Search code examples
azureazure-functionsazure-pipelinesazure-synapseazure-data-lake-gen2

Triggered copy data from blob to ADLS extracting path from filename


I am trying to centralize our data to a ADLSgen2 data lake. One of our datasets is 'dumped' in a blob storage and I want to have a triggered copy.

The files that are stored in the blob storage have a data as a filename (can be a arbitrary date) in JSON format. What I want is that new files are (binary) copied to a folder on the data lake with path using pieces of the date that are present in the filename.

2020-01-01.jsonraw/blob/2020/01/raw_reports_blob_2020-01-01.json

First I tried a data copy job and a Pipeline in Azure Synapse but I am not sure how to set the sink path with details from source filename. It seems that the copy-data-tool cannot be triggered by new blob files. The pipeline method looks pretty powerful and I guess it is possible. What I want is not that difficult on Linux so I guess it must be possible in Azure as well.

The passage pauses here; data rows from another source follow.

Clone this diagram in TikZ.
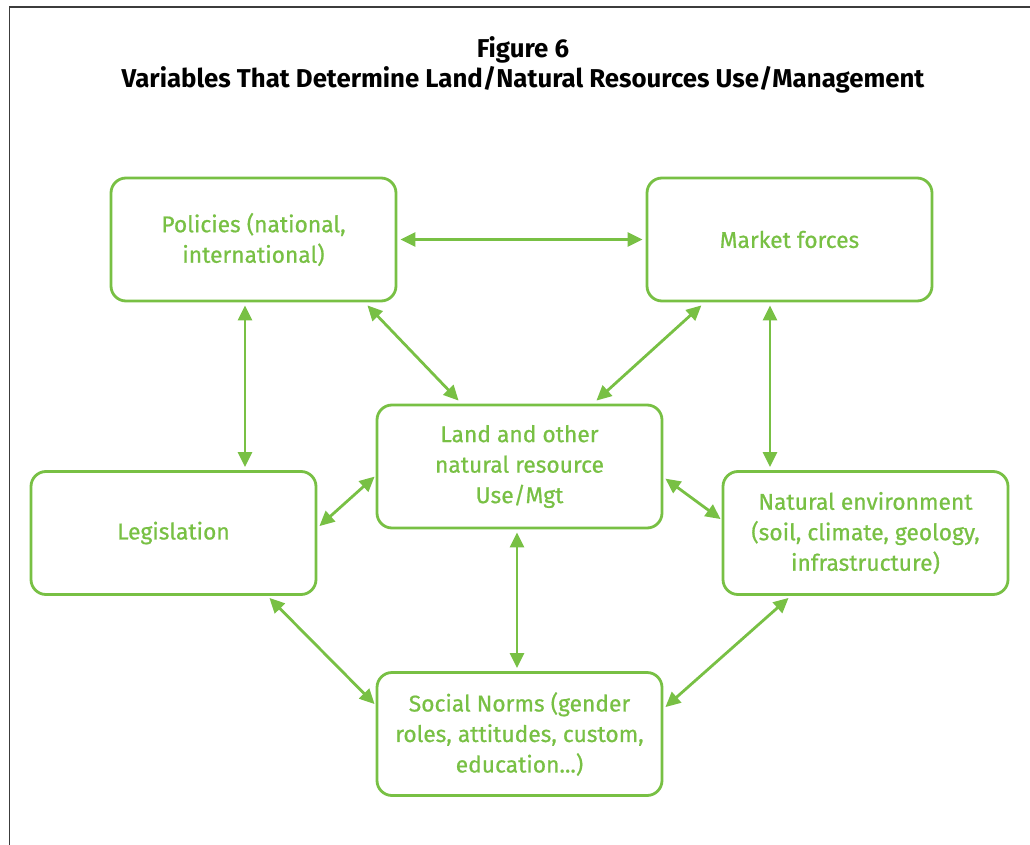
\documentclass[tikz,border=0pt]{standalone}
\usepackage{fontspec}
\setmainfont{Fira Sans}
\newfontface\boxfont{Fira Sans}[FakeBold=0.7]
\usetikzlibrary{arrows.meta}
\definecolor{leaf}{RGB}{120,192,68}
\definecolor{framegray}{RGB}{60,60,60}
\tikzset{
  varbox/.style={draw=leaf, line width=2.8pt, rounded corners=15pt,
    minimum width=285pt, minimum height=123pt, inner sep=0pt,
    text=leaf, align=center, font=\boxfont\fontsize{22.8}{30.5}\selectfont},
  link/.style={draw=leaf, line width=2.8pt,
    {Triangle[length=15pt,width=14pt]}-{Triangle[length=15pt,width=14pt]}},
  title/.style={align=center, font=\bfseries\fontsize{25.8}{30}\selectfont}
}
\begin{document}
\begin{tikzpicture}[x=1pt,y=1pt]
\useasboundingbox (0,0) rectangle (1030,-845);
% page frame (left and top edges)
\draw[framegray, line width=1.6pt] (9.5,-845) -- (9.5,-7) -- (1030,-7);

% heading
\node[title] (head) at (523,-65) {Figure 6\\Variables That Determine Land/Natural Resources Use/Management};

% the six variables
\node[varbox] (pol)  at (253.5,-239.5) {Policies (national,\\international)};
\node[varbox] (mkt)  at (789.5,-239.5) {Market forces};
\node[varbox] (land) at (519.5,-466.5) {Land and other\\natural resource\\Use/Mgt};
\node[varbox] (leg)  at (173.5,-533)   {Legislation};
\node[varbox] (env)  at (865.5,-533)   {Natural environment\\(soil, climate, geology,\\infrastructure)};
\node[varbox] (soc)  at (519.5,-734)   {Social Norms (gender\\roles, attitudes, custom,\\education...)};

% two-way influences
\draw[link] ([xshift=3pt]pol.east) -- ([xshift=-3pt]mkt.west);
\draw[link] ([xshift=-8.5pt,yshift=-3pt]pol.south) -- ([xshift=71.5pt,yshift=3pt]leg.north);
\draw[link] ([xshift=-30pt,yshift=-3pt]pol.south east) -- ([xshift=83pt,yshift=3pt]land.north west);
\draw[link] ([xshift=-232pt,yshift=-3pt]mkt.south east) -- ([xshift=-67pt,yshift=3pt]land.north east);
\draw[link] ([xshift=-19.5pt,yshift=-3pt]mkt.south) -- ([xshift=-95.5pt,yshift=3pt]env.north);
\draw[link] ([xshift=-1pt,yshift=-73pt]land.north west) -- ([xshift=2pt,yshift=-56pt]leg.north east);
\draw[link] ([xshift=2pt,yshift=-75pt]land.north east) -- ([xshift=-1pt,yshift=-49pt]env.north west);
\draw[link] ([xshift=-2.5pt,yshift=-3pt]land.south) -- ([xshift=-2.5pt,yshift=3pt]soc.north);
\draw[link] ([xshift=-48pt,yshift=-2pt]leg.south east) -- ([xshift=-1pt,yshift=-33pt]soc.north west);
\draw[link] ([xshift=67pt,yshift=-2pt]env.south west) -- ([xshift=2pt,yshift=-36pt]soc.north east);
\end{tikzpicture}
\end{document}
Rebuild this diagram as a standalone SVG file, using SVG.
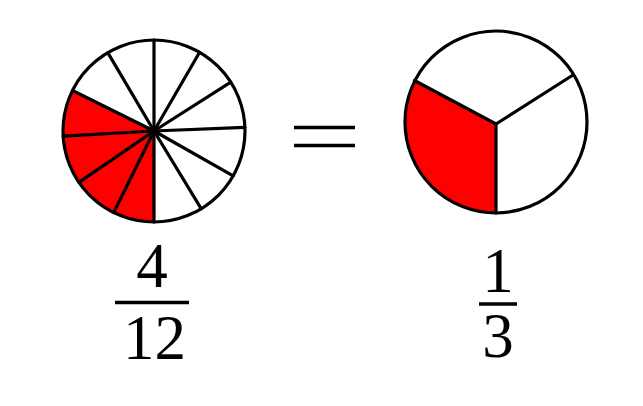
<svg xmlns="http://www.w3.org/2000/svg" width="643" height="406" viewBox="0 0 643 406">
<style>
.ln{stroke:#000;stroke-width:3.2;fill:none;stroke-linecap:round}
.red{fill:#ff0000;stroke:none}
.circ{fill:none;stroke:#000;stroke-width:3.2}
.num{font-family:"Liberation Serif","DejaVu Serif",serif;font-size:63px;fill:#000;text-anchor:middle}
.bar{stroke:#000;stroke-width:3.5}
</style>
<rect width="643" height="406" fill="#fff"/>
<g id="left-pie">
<path class="red" d="M154,131 L72.5,90.5 A91,91 0 0 0 154,222 Z"/>
<g class="ln">
<line x1="154" y1="131" x2="154" y2="40"/>
<line x1="154" y1="131" x2="107.8" y2="52.6"/>
<line x1="154" y1="131" x2="72.5" y2="90.5"/>
<line x1="154" y1="131" x2="63.1" y2="136.1"/>
<line x1="154" y1="131" x2="78.9" y2="182.4"/>
<line x1="154" y1="131" x2="113.7" y2="212.6"/>
<line x1="154" y1="131" x2="154" y2="222"/>
<line x1="154" y1="131" x2="201.3" y2="208.8"/>
<line x1="154" y1="131" x2="233.2" y2="175.8"/>
<line x1="154" y1="131" x2="244.9" y2="127.3"/>
<line x1="154" y1="131" x2="230.8" y2="82.2"/>
<line x1="154" y1="131" x2="199.6" y2="52.3"/>
</g>
<circle class="circ" cx="154" cy="131" r="91"/>
</g>
<g id="equals">
<line class="bar" x1="294" y1="127.5" x2="355" y2="127.5"/>
<line class="bar" x1="294" y1="145.5" x2="355" y2="145.5"/>
</g>
<g id="right-pie">
<path class="red" d="M496,124 L414.5,80.5 A91,91 0 0 0 496,213 Z"/>
<g class="ln">
<line x1="496" y1="124" x2="414.5" y2="80.5"/>
<line x1="496" y1="124" x2="573" y2="75"/>
<line x1="496" y1="124" x2="496" y2="213"/>
</g>
<circle class="circ" cx="496" cy="122" r="91"/>
</g>
<g id="frac-left">
<text class="num" x="152" y="287">4</text>
<line class="bar" x1="115" y1="302.5" x2="189" y2="302.5"/>
<text class="num" x="154.5" y="359">12</text>
</g>
<g id="frac-right">
<text class="num" x="498" y="292">1</text>
<line class="bar" x1="479" y1="304" x2="517" y2="304"/>
<text class="num" x="498" y="357">3</text>
</g>
</svg>
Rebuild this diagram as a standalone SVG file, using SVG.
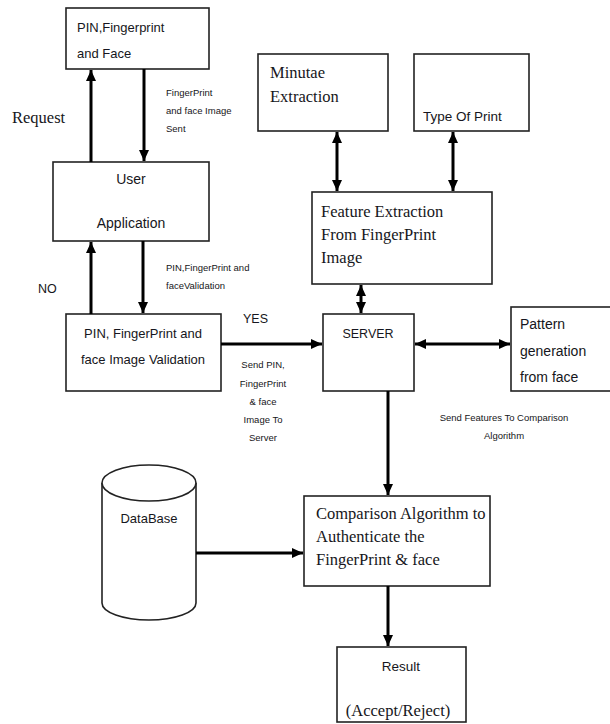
<svg xmlns="http://www.w3.org/2000/svg" width="610" height="724" viewBox="0 0 610 724">
<style>
.box{fill:#fff;stroke:#222;stroke-width:1.6}
.ln{fill:none;stroke:#000;stroke-width:3}
.s{font-family:"Liberation Sans",Arial,sans-serif;fill:#161620}
.r{font-family:"Liberation Serif","Times New Roman",serif;fill:#161620}
.sm{font-family:"Liberation Sans",Arial,sans-serif;font-size:9.5px;fill:#161620}
</style>
<defs>
<marker id="ah" markerUnits="userSpaceOnUse" markerWidth="12" markerHeight="12" viewBox="0 0 12 12" refX="11" refY="6" orient="auto-start-reverse">
<path d="M0,1 L11,6 L0,11 Z" fill="#000"/>
</marker>
</defs>
<rect width="610" height="724" fill="#fff"/>

<g id="pin-request">
<rect class="box" x="66" y="8" width="143" height="61"/>
<text class="s" x="77" y="32" font-size="13">PIN,Fingerprint</text>
<text class="s" x="77" y="58" font-size="13">and Face</text>
</g>

<g id="user-app">
<rect class="box" x="53" y="162" width="156" height="79"/>
<text class="s" x="131" y="184" font-size="14" text-anchor="middle">User</text>
<text class="s" x="131" y="228" font-size="14" text-anchor="middle">Application</text>
</g>

<g id="validation">
<rect class="box" x="66" y="314" width="155" height="77"/>
<text class="s" x="143" y="338" font-size="13" text-anchor="middle">PIN, FingerPrint and</text>
<text class="s" x="143" y="364" font-size="13" text-anchor="middle">face Image Validation</text>
</g>

<g id="minutae">
<rect class="box" x="258" y="54" width="130" height="77"/>
<text class="r" x="270" y="78" font-size="16.5">Minutae</text>
<text class="r" x="270" y="102" font-size="16.5">Extraction</text>
</g>

<g id="type-print">
<rect class="box" x="414" y="54" width="115" height="77"/>
<text class="s" x="423" y="121" font-size="13.5">Type Of Print</text>
</g>

<g id="feature-extraction">
<rect class="box" x="312" y="192" width="180" height="92"/>
<text class="r" x="321" y="217" font-size="16.5">Feature Extraction</text>
<text class="r" x="321" y="240" font-size="16.5">From FingerPrint</text>
<text class="r" x="321" y="263" font-size="16.5">Image</text>
</g>

<g id="server">
<rect class="box" x="323" y="314" width="91" height="77"/>
<text class="s" x="368" y="338" font-size="12.5" text-anchor="middle">SERVER</text>
</g>

<g id="pattern">
<rect class="box" x="511" y="307" width="104" height="84"/>
<text class="s" x="520" y="329" font-size="14">Pattern</text>
<text class="s" x="520" y="356" font-size="14">generation</text>
<text class="s" x="520" y="382" font-size="14">from face</text>
</g>

<g id="database">
<path class="box" d="M102,483 L102,603 A47,17 0 0 0 196,603 L196,483"/>
<ellipse class="box" cx="149" cy="483" rx="47" ry="18"/>
<text class="s" x="149" y="523" font-size="13" text-anchor="middle">DataBase</text>
</g>

<g id="comparison">
<rect class="box" x="304" y="496" width="186" height="90"/>
<text class="r" x="316" y="519" font-size="16.5">Comparison Algorithm to</text>
<text class="r" x="316" y="542" font-size="16.5">Authenticate the</text>
<text class="r" x="316" y="565" font-size="16.5">FingerPrint &amp; face</text>
</g>

<g id="result">
<rect class="box" x="337" y="647" width="129" height="75"/>
<text class="s" x="401" y="671" font-size="13.5" text-anchor="middle">Result</text>
<text class="r" x="398" y="716" font-size="16.5" text-anchor="middle">(Accept/Reject)</text>
</g>

<g id="connectors">
<line class="ln" x1="91" y1="162" x2="91" y2="70" marker-end="url(#ah)"/>
<line class="ln" x1="144" y1="69" x2="144" y2="161" marker-end="url(#ah)"/>
<line class="ln" x1="91" y1="314" x2="91" y2="242" marker-end="url(#ah)"/>
<line class="ln" x1="143" y1="241" x2="143" y2="313" marker-end="url(#ah)"/>
<line class="ln" x1="221" y1="344" x2="322" y2="344" marker-end="url(#ah)"/>
<line class="ln" x1="337" y1="132" x2="337" y2="191" marker-start="url(#ah)" marker-end="url(#ah)"/>
<line class="ln" x1="453" y1="132" x2="453" y2="191" marker-start="url(#ah)" marker-end="url(#ah)"/>
<line class="ln" x1="361" y1="285" x2="361" y2="313" marker-start="url(#ah)" marker-end="url(#ah)"/>
<line class="ln" x1="415" y1="344" x2="510" y2="344" marker-start="url(#ah)" marker-end="url(#ah)"/>
<line class="ln" x1="388" y1="391" x2="388" y2="495" marker-end="url(#ah)"/>
<line class="ln" x1="196" y1="553" x2="303" y2="553" marker-end="url(#ah)"/>
<line class="ln" x1="388" y1="586" x2="388" y2="646" marker-end="url(#ah)"/>
</g>

<g id="labels">
<text class="r" x="12" y="123" font-size="16.5">Request</text>
<text class="sm" x="166" y="96">FingerPrint</text>
<text class="sm" x="166" y="114">and face Image</text>
<text class="sm" x="166" y="132">Sent</text>
<text class="s" x="38" y="293" font-size="12.5">NO</text>
<text class="sm" x="166" y="271">PIN,FingerPrint  and</text>
<text class="sm" x="166" y="289">faceValidation</text>
<text class="s" x="243" y="323" font-size="12.5">YES</text>
<text class="sm" x="263" y="368" text-anchor="middle">Send PIN,</text>
<text class="sm" x="263" y="387" text-anchor="middle">FingerPrint</text>
<text class="sm" x="263" y="405" text-anchor="middle">&amp; face</text>
<text class="sm" x="263" y="423" text-anchor="middle">Image To</text>
<text class="sm" x="263" y="441" text-anchor="middle">Server</text>
<text class="sm" x="504" y="421" text-anchor="middle">Send Features To Comparison</text>
<text class="sm" x="504" y="439" text-anchor="middle">Algorithm</text>
</g>
</svg>
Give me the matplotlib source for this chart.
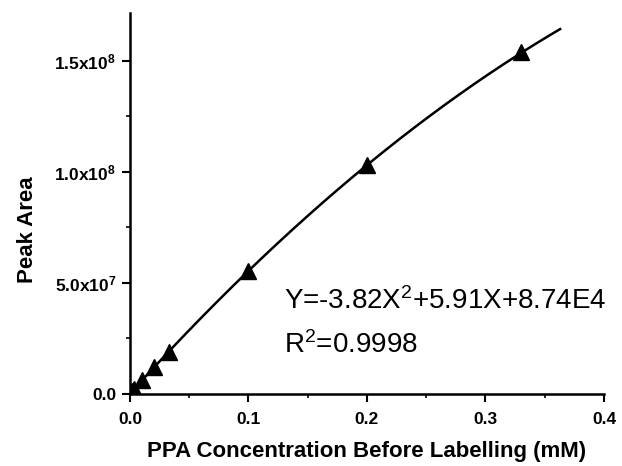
import matplotlib
matplotlib.use('Agg')
import matplotlib.pyplot as plt
import numpy as np

# concentrations (mM) and measured peak areas
ppa_conc = [0.0017, 0.0033, 0.01, 0.02, 0.033, 0.1, 0.2, 0.33]
peak_area = [1.1e6, 2.0e6, 6.0e6, 1.2e7, 1.9e7, 5.55e7, 1.03e8, 1.54e8]

# quadratic fit as printed on the chart (coefficients scaled by 1e8)
fit_a, fit_b, fit_c = -3.82e8, 5.91e8, 8.74e4
fit_end = 0.363

x_ticks = [0.0, 0.1, 0.2, 0.3, 0.4]
x_tick_labels = ['0.0', '0.1', '0.2', '0.3', '0.4']
y_ticks = [0, 5e7, 1e8, 1.5e8]
y_tick_labels = ['0.0', r'5.0x10$^{7}$', r'1.0x10$^{8}$', r'1.5x10$^{8}$']

plt.rcParams['font.family'] = ['Liberation Sans', 'DejaVu Sans']
plt.rcParams['mathtext.fontset'] = 'custom'
plt.rcParams['mathtext.rm'] = 'Liberation Sans'
plt.rcParams['mathtext.bf'] = 'Liberation Sans:bold'
plt.rcParams['mathtext.default'] = 'bf'

fig = plt.figure(figsize=(6.22, 4.66), dpi=100)
ax = fig.add_axes([0.209, 0.155, 0.762, 0.817])

xf = np.linspace(0, fit_end, 200)
ax.plot(xf, fit_a * xf**2 + fit_b * xf + fit_c, color='black', lw=1.8)
ax.plot(ppa_conc, peak_area, linestyle='none', marker='^', color='black',
        markersize=11)

ax.set_xlim(0, 0.4)
ax.set_ylim(0, 1.715e8)
ax.set_xticks(x_ticks)
ax.set_xticklabels(x_tick_labels)
ax.set_yticks(y_ticks)
ax.set_yticklabels(y_tick_labels)
ax.set_xticks([0.05, 0.15, 0.25, 0.35], minor=True)
ax.set_yticks([2.5e7, 7.5e7, 1.25e8], minor=True)

for lab in ax.get_xticklabels() + ax.get_yticklabels():
    lab.set_fontweight('bold')
    lab.set_fontsize(12.5)

ax.tick_params(which='major', direction='out', length=6, width=1.5, pad=4)
ax.tick_params(axis='x', which='major', pad=7)
ax.tick_params(which='minor', direction='out', length=3, width=1.2)
ax.spines['top'].set_visible(False)
ax.spines['right'].set_visible(False)
ax.spines['left'].set_linewidth(1.8)
ax.spines['bottom'].set_linewidth(1.8)

ax.set_xlabel('PPA Concentration Before Labelling (mM)', fontsize=16,
              fontweight='bold', labelpad=10)
ax.set_ylabel('Peak Area', fontsize=16, fontweight='bold')
ax.yaxis.set_label_coords(-0.195, 0.43)

ax.text(0.325, 0.222, r'Y=-3.82X$^{\mathrm{2}}$+5.91X+8.74E4', transform=ax.transAxes,
        fontsize=20)
ax.text(0.325, 0.107, r'R$^{\mathrm{2}}$=0.9998', transform=ax.transAxes,
        fontsize=20)

fig.savefig('out.png', dpi=100)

Second, I tried to create an Azure Function as I am pretty comfortable with Python, however here I have a similar problem as I need to define in/out bindings. The out bindings are defined at design time and do not give me the freedom to the kind of path based on the source filename. Also, it feels somewhat overkill for a simple binary copy action. I can have the function triggered with new files in the blob and reading them is no problem.

I am relatively new to Azure and any help towards a solution is more than welcome.


Solution

  • See this answer as well: https://stackoverflow.com/a/66393471/496289


    There is concept of "copy" per sē in ADLS. You read/download from source and write/upload to target.

    As someone mentioned Data Factory can do this.

    You can also use:

    • azcopy from a Power Shell Azure Function. azcopy cp "https://[srcaccount].blob.core.windows.net/[container]/[path/to/blob]?[SAS]" "https://[destaccount].blob.core.windows.net/[container]/[path/to/blob]?[SAS]"
    • Python/Java/... Azure Function. You'll have to download the file (in chunks if it's big) and upload it (in chunks if big).
    • Databricks. This would be similar misuse of a tool as using Azure Synapse Analytics to copy data between storage accounts.
    • Azure Logic apps. See this and this. Never used them, but I believe they are less code than Azure Function and have some programming capabilities, if it helps you create destination path programmatically.

    Things to remember:

    • Data Factory, can be expensive. Especially compared to Azure Functions on consumption plan.
    • Azure Functions on consumption plan have 10 minute max before they timeout. So can't use it if you have files in GBs/TBs.
    • You'll be paying egress costs if applicable.